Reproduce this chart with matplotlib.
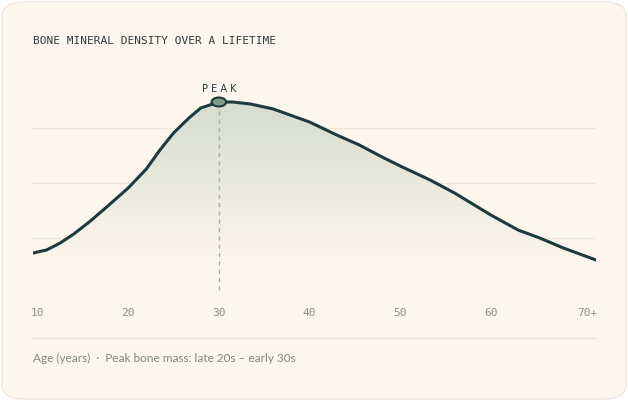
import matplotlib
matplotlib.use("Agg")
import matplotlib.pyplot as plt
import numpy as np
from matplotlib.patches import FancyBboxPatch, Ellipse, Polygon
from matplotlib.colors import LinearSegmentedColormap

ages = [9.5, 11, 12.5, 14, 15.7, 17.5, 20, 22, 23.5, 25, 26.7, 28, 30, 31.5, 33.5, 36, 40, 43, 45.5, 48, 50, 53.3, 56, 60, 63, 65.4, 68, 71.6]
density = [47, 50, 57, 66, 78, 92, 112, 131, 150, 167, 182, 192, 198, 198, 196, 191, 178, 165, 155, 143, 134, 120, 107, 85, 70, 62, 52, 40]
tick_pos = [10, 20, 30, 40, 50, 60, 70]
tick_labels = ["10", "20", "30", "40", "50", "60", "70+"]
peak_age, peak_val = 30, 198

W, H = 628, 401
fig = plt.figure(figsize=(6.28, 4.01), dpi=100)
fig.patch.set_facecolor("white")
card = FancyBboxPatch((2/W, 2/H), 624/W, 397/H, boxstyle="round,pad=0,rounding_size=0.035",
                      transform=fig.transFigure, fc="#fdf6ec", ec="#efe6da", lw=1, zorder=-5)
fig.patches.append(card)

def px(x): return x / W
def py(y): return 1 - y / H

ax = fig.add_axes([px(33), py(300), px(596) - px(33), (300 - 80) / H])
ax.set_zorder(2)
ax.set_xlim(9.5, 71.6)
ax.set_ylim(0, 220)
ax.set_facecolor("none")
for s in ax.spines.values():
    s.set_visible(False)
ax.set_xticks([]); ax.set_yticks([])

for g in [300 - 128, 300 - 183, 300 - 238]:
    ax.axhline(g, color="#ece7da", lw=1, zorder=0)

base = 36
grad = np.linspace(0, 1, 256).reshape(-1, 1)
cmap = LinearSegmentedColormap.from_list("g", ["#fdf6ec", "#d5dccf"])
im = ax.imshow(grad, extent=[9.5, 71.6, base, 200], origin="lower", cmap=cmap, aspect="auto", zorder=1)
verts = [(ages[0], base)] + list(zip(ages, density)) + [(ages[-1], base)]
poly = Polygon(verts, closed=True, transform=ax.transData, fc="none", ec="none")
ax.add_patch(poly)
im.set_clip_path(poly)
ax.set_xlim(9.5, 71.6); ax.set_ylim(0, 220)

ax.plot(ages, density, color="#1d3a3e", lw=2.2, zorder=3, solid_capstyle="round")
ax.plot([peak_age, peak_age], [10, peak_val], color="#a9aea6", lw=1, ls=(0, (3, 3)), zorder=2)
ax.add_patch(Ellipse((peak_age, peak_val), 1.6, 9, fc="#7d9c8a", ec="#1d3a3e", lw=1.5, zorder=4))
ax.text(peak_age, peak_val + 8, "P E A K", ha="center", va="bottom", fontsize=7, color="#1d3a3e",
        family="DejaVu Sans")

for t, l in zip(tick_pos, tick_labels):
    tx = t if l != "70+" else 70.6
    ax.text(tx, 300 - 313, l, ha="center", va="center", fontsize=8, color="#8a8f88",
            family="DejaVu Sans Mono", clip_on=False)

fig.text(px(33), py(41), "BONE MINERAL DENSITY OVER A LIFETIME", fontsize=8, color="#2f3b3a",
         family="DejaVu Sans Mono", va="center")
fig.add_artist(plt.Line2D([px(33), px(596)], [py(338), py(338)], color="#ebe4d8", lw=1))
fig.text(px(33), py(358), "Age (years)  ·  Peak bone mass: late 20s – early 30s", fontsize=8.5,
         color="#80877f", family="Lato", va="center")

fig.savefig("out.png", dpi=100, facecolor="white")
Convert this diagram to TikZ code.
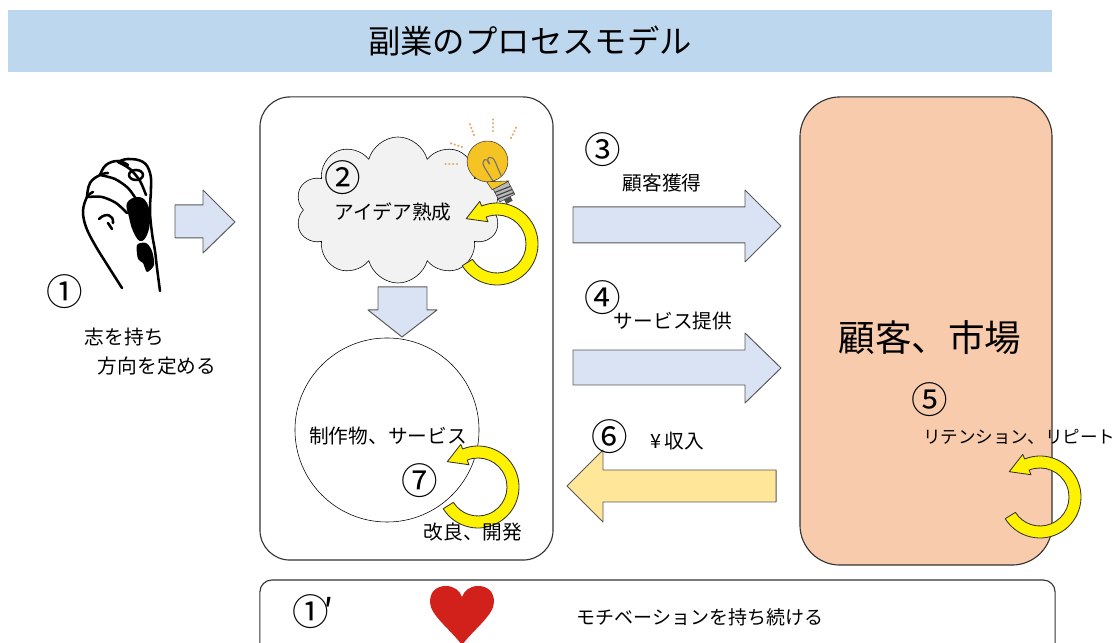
+++
Stated exercise: Search the records above for "matplotlib". Copy each line where it is found.

Result of the exercise:
Reproduce this chart with matplotlib.
import matplotlib
matplotlib.use("Agg")
import matplotlib.pyplot as plt
from matplotlib.patches import FancyBboxPatch, Ellipse, Polygon
from matplotlib.colors import LinearSegmentedColormap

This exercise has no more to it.